考えるという動詞を生きる『小さなものの諸形態』212-213頁

「私たちの言葉は疲れている、と思う。過労死というような言葉に驚かないほど、私たち自身が疲れているのだから、むろん言葉が疲れていないはずはない。問題は、その疲労の中身だ。それは言葉に意味がぎゅうぎゅう詰め込まれていることによるのではない。そういう言葉の使われ方を見ることは本当に少なくなった。そうではなく、私たちのまわりの言葉は、物事に出会うまでの距離、そして意味に到達するまでの距離に耐えがたさを感じているのである。こらえ性がなくなったと言ってもいい、そういう言葉がおびる疲労なのである。
 これは虚ろな疲れだ。この空疎さは何よりも、意味を手許へたぐりよせたいという欲求をもたらすだろう。その付きあいをやりすごしたいという近道衝動を刺戟するだろう。こうして迂回を遠ざける早わかりと、意味の書こみ済みの言葉の収集が、その疲労がもとめる処方となる。これは言葉を噛む力を弱くする調剤である。
 複雑さは複雑なままに。これが対抗処方だ。物事がいわば塊としてやって来るとき、それを腑分けすることが考えることなのではない。抱え込んだ経験の意味を咀嚼することと、頭のなかに整理整頓することとは違う。複雑さのために費やされる言葉のわかりにくさは、考えることを遮断してしまうことがないという意味で、けっして手に負えない難解さではない。反対に、近道言葉は、事態に向かいあうことを阻む力として作用するだろう。
 言葉のうちに蔵いこまれている物事への触覚。

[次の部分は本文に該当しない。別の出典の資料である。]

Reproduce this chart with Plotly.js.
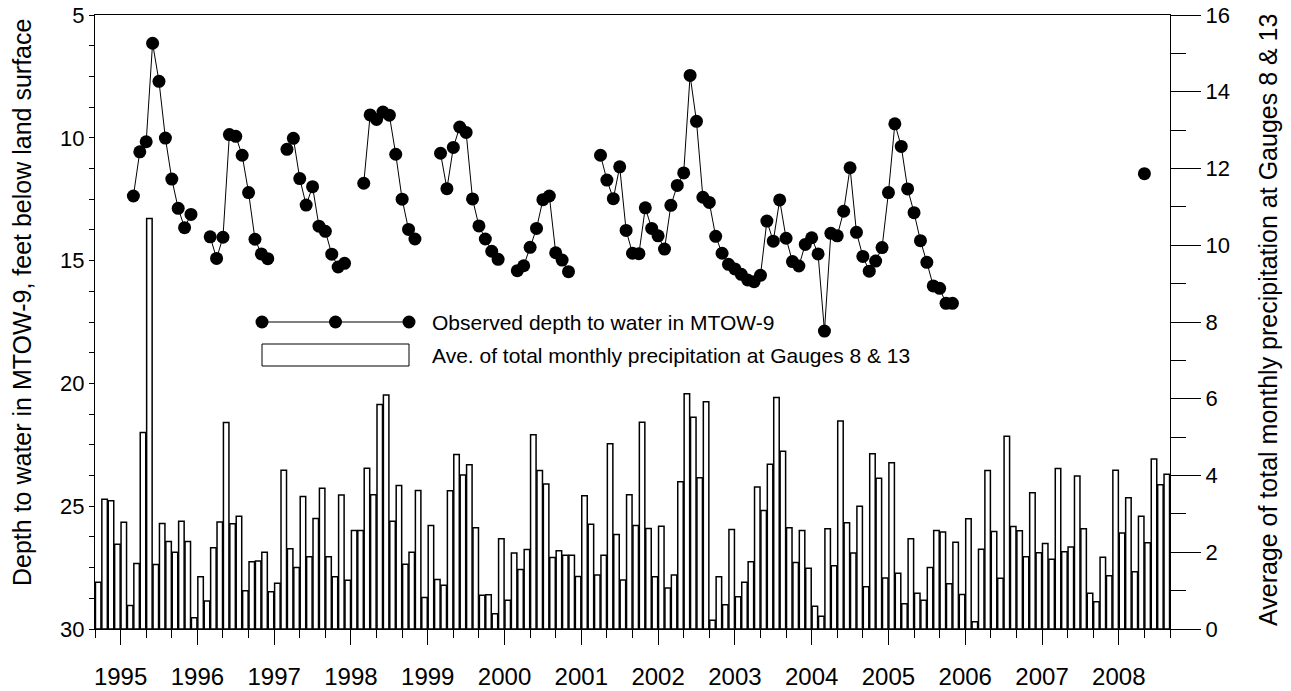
<!DOCTYPE html>
<html>
<head>
<meta charset="utf-8">
<script src="https://cdn.plot.ly/plotly-3.0.1.min.js"></script>
<style>
  html, body { margin: 0; padding: 0; background: #ffffff; }
  #chart { width: 1291px; height: 691px; }
</style>
</head>
<body>
<div id="chart"></div>
<script>
// ---- DATA ----
// Monthly precipitation (inches), first month = September 1994, 168 months
const precipStart = { year: 1994, month: 9 };
const precip = [
  1.22, 3.38, 3.34, 2.21, 2.78, 0.61, 1.71, 5.12, 10.70, 1.68, 2.75, 2.28,
  2.00, 2.81, 2.28, 0.29, 1.36, 0.73, 2.12, 2.79, 5.38, 2.74, 2.94, 1.00,
  1.75, 1.77, 2.00, 0.97, 1.19, 4.14, 2.09, 1.60, 3.45, 1.88, 2.88, 3.67,
  1.88, 1.36, 3.49, 1.27, 2.57, 2.57, 4.19, 3.50, 5.85, 6.10, 2.81, 3.74,
  1.69, 2.00, 3.61, 0.82, 2.70, 1.29, 1.14, 3.60, 4.55, 4.01, 4.28, 2.64,
  0.88, 0.89, 0.40, 2.35, 0.75, 1.98, 1.55, 2.07, 5.06, 4.13, 3.78, 1.86,
  2.04, 1.92, 1.92, 1.37, 3.47, 2.73, 1.41, 1.92, 4.83, 2.46, 1.28, 3.50,
  2.70, 5.39, 2.62, 1.36, 2.68, 1.07, 1.41, 3.84, 6.13, 5.52, 3.94, 5.92,
  0.23, 1.36, 0.63, 2.59, 0.84, 1.22, 1.75, 3.70, 3.09, 4.29, 6.03, 4.63,
  2.64, 1.73, 2.57, 1.58, 0.59, 0.33, 2.61, 1.65, 5.42, 2.77, 1.98, 3.20,
  1.10, 4.57, 3.93, 1.33, 4.33, 1.45, 0.66, 2.35, 0.93, 0.75, 1.60, 2.57,
  2.53, 1.18, 2.26, 0.90, 2.87, 0.19, 2.08, 4.13, 2.54, 1.32, 5.02, 2.67,
  2.56, 1.88, 3.55, 1.99, 2.23, 1.82, 4.18, 2.01, 2.14, 3.99, 2.61, 0.93,
  0.71, 1.87, 1.39, 4.14, 2.50, 3.42, 1.49, 2.94, 2.25, 4.43, 3.76, 4.03
];

// Observed depth to water (ft below land surface), first value = March 1995 (month start), null = no observation
const depthStart = { year: 1995, month: 3 };
const depth = [
  12.37, 10.57, 10.16, 6.15, 7.70, 10.01, 11.68, 12.87, 13.66, 13.12,
  null, null,
  14.03, 14.91, 14.05, 9.87, 9.94, 10.71, 12.23, 14.13, 14.73, 14.92,
  null, null,
  10.47, 10.02, 11.66, 12.74, 11.99, 13.60, 13.81, 14.74, 15.26, 15.11,
  null, null,
  11.85, 9.07, 9.25, 8.95, 9.08, 10.67, 12.50, 13.73, 14.12,
  null, null, null,
  10.63, 12.07, 10.39, 9.56, 9.78, 12.49, 13.59, 14.12, 14.62, 14.95,
  null, null,
  15.41, 15.21, 14.46, 13.69, 12.52, 12.37, 14.68, 14.98, 15.45,
  null, null, null, null,
  10.71, 11.72, 12.48, 11.18, 13.77, 14.70, 14.72, 12.85, 13.69, 13.99,
  14.53, 12.75, 11.94, 11.43, 7.46, 9.33, 12.42, 12.63, 14.01, 14.70,
  15.15, 15.34, 15.56, 15.79, 15.86, 15.60, 13.39, 14.21, 12.53, 14.09,
  15.04, 15.22, 14.34, 14.07, 14.73, 17.87, 13.89, 13.99, 12.99, 11.22,
  13.85, 14.83, 15.43, 15.02, 14.47, 12.23, 9.43, 10.35, 12.08, 13.05,
  14.19, 15.07, 16.03, 16.13, 16.74, 16.74,
  null, null, null, null, null, null, null, null, null, null,
  null, null, null, null, null, null, null, null, null, null,
  null, null, null, null, null, null, null, null, null,
  11.46
];

const yearTicks = [1995, 1996, 1997, 1998, 1999, 2000, 2001, 2002, 2003, 2004, 2005, 2006, 2007, 2008];
const leftTicks = [5, 10, 15, 20, 25, 30];
const rightTicks = [0, 2, 4, 6, 8, 10, 12, 14, 16];

const depthName = 'Observed depth to water in MTOW-9';
const precipName = 'Ave. of total monthly precipitation at Gauges 8 & 13';
const leftTitle = 'Depth to water in MTOW-9, feet below land surface';
const rightTitle = 'Average of total monthly precipitation at Gauges 8 & 13';

// ---- helpers ----
function monthStart(start, i) { return start.year + (start.month - 1 + i) / 12; }
const precipX = precip.map((v, i) => monthStart(precipStart, i) + 0.5 / 12);
const depthX = depth.map((v, i) => monthStart(depthStart, i));

const FONT = 'Liberation Sans, Arial, sans-serif';

const barTrace = {
  type: 'bar', x: precipX, y: precip, yaxis: 'y', xaxis: 'x',
  width: 0.86 / 12,
  marker: { color: '#ffffff', line: { color: '#000000', width: 1.5 } },
  showlegend: false, hoverinfo: 'x+y'
};
const depthTrace = {
  type: 'scatter', mode: 'lines+markers', x: depthX, y: depth, yaxis: 'y2', xaxis: 'x',
  connectgaps: false,
  line: { color: '#000000', width: 1 },
  marker: { color: '#000000', size: 13 },
  showlegend: false
};

// plot area in pixels (for legend / title placement)
const M = { l: 95, r: 121, t: 15, b: 62 };
const W = 1291, H = 691;
const PW = W - M.l - M.r, PH = H - M.t - M.b;
const px = x => (x - M.l) / PW;
const py = y => (H - M.b - y) / PH;

const legLineY = 322, legRectTop = 344, legRectBot = 366;
const legX0 = 262, legX1 = 409, legTextX = 430;
const shapes = [
  { type: 'line', xref: 'paper', yref: 'paper', x0: px(legX0), x1: px(legX1), y0: py(legLineY), y1: py(legLineY),
    line: { color: '#000', width: 1 } },
  { type: 'rect', xref: 'paper', yref: 'paper', x0: px(legX0), x1: px(legX1), y0: py(legRectBot), y1: py(legRectTop),
    line: { color: '#000', width: 1 }, fillcolor: '#fff' }
];
[legX0, (legX0 + legX1) / 2, legX1].forEach(cx => {
  shapes.push({ type: 'circle', xref: 'paper', yref: 'paper', xsizemode: 'pixel', ysizemode: 'pixel',
    xanchor: px(cx), yanchor: py(legLineY), x0: -6.5, x1: 6.5, y0: -6.5, y1: 6.5,
    fillcolor: '#000', line: { color: '#000', width: 0 } });
});

const annotations = [
  { xref: 'paper', yref: 'paper', x: px(legTextX), y: py(legLineY), xanchor: 'left', yanchor: 'middle',
    text: depthName, showarrow: false, font: { family: FONT, size: 21, color: '#000' } },
  { xref: 'paper', yref: 'paper', x: px(legTextX), y: py((legRectTop + legRectBot) / 2), xanchor: 'left', yanchor: 'middle',
    text: precipName, showarrow: false, font: { family: FONT, size: 21, color: '#000' } },
  // axis titles
  { xref: 'paper', yref: 'paper', x: px(22), y: py(303), xanchor: 'center', yanchor: 'middle', textangle: -90,
    text: leftTitle, showarrow: false, font: { family: FONT, size: 25, color: '#000' } },
  { xref: 'paper', yref: 'paper', x: px(1268), y: py(320), xanchor: 'center', yanchor: 'middle', textangle: -90,
    text: rightTitle, showarrow: false, font: { family: FONT, size: 25, color: '#000' } }
];

const layout = {
  width: W, height: H,
  margin: M,
  paper_bgcolor: '#fff', plot_bgcolor: '#fff',
  font: { family: FONT, size: 22, color: '#000' },
  bargap: 0,
  xaxis: {
    range: [monthStart(precipStart, 0), monthStart(precipStart, precip.length)],
    tickmode: 'array', tickvals: yearTicks, ticktext: yearTicks.map(String),
    ticks: 'outside', ticklen: 15, tickwidth: 1, tickcolor: '#000',
    ticklabelstandoff: 11,
    minor: { tickmode: 'linear', tick0: 1995, dtick: 1 / 3, ticks: 'outside', ticklen: 8, tickwidth: 1, tickcolor: '#000', showgrid: false },
    showline: true, linecolor: '#000', linewidth: 1, mirror: true,
    showgrid: false, zeroline: false,
    tickfont: { family: FONT, size: 24, color: '#000' }
  },
  yaxis: {
    side: 'right', range: [0, 16],
    tickmode: 'array', tickvals: rightTicks,
    ticks: 'outside', ticklen: 30, tickwidth: 1, tickcolor: '#000',
    minor: { tickmode: 'linear', tick0: 0, dtick: 1, ticks: 'outside', ticklen: 15, tickwidth: 1, tickcolor: '#000', showgrid: false },
    showline: true, linecolor: '#000', linewidth: 1,
    showgrid: false, zeroline: false,
    tickfont: { family: FONT, size: 22, color: '#000' }
  },
  yaxis2: {
    overlaying: 'y', side: 'left', range: [30, 5],
    tickmode: 'array', tickvals: leftTicks,
    ticks: 'outside', ticklen: 5, tickwidth: 1, tickcolor: '#000',
    minor: { tickmode: 'linear', tick0: 5, dtick: 1.25, ticks: 'outside', ticklen: 5, tickwidth: 1, tickcolor: '#000', showgrid: false },
    showline: true, linecolor: '#000', linewidth: 1,
    showgrid: false, zeroline: false,
    tickfont: { family: FONT, size: 22, color: '#000' }
  },
  shapes: shapes,
  annotations: annotations
};

Plotly.newPlot('chart', [barTrace, depthTrace], layout, { displayModeBar: false, staticPlot: true });
</script>
</body>
</html>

すなわち、埋もれているものの深さ、隠されてあるものの奥行き、沈黙するものの拡がり、見えていないものの動き、忘れられているものの遠さ。そういう痕跡や気配へ向かう言葉のベクトルが考えるということだろう。それは、たとえば哲学的というような形容詞を誘発する名詞形の「思考」を手に入れることではなく、「考える」という動詞を生きることにほかならない。」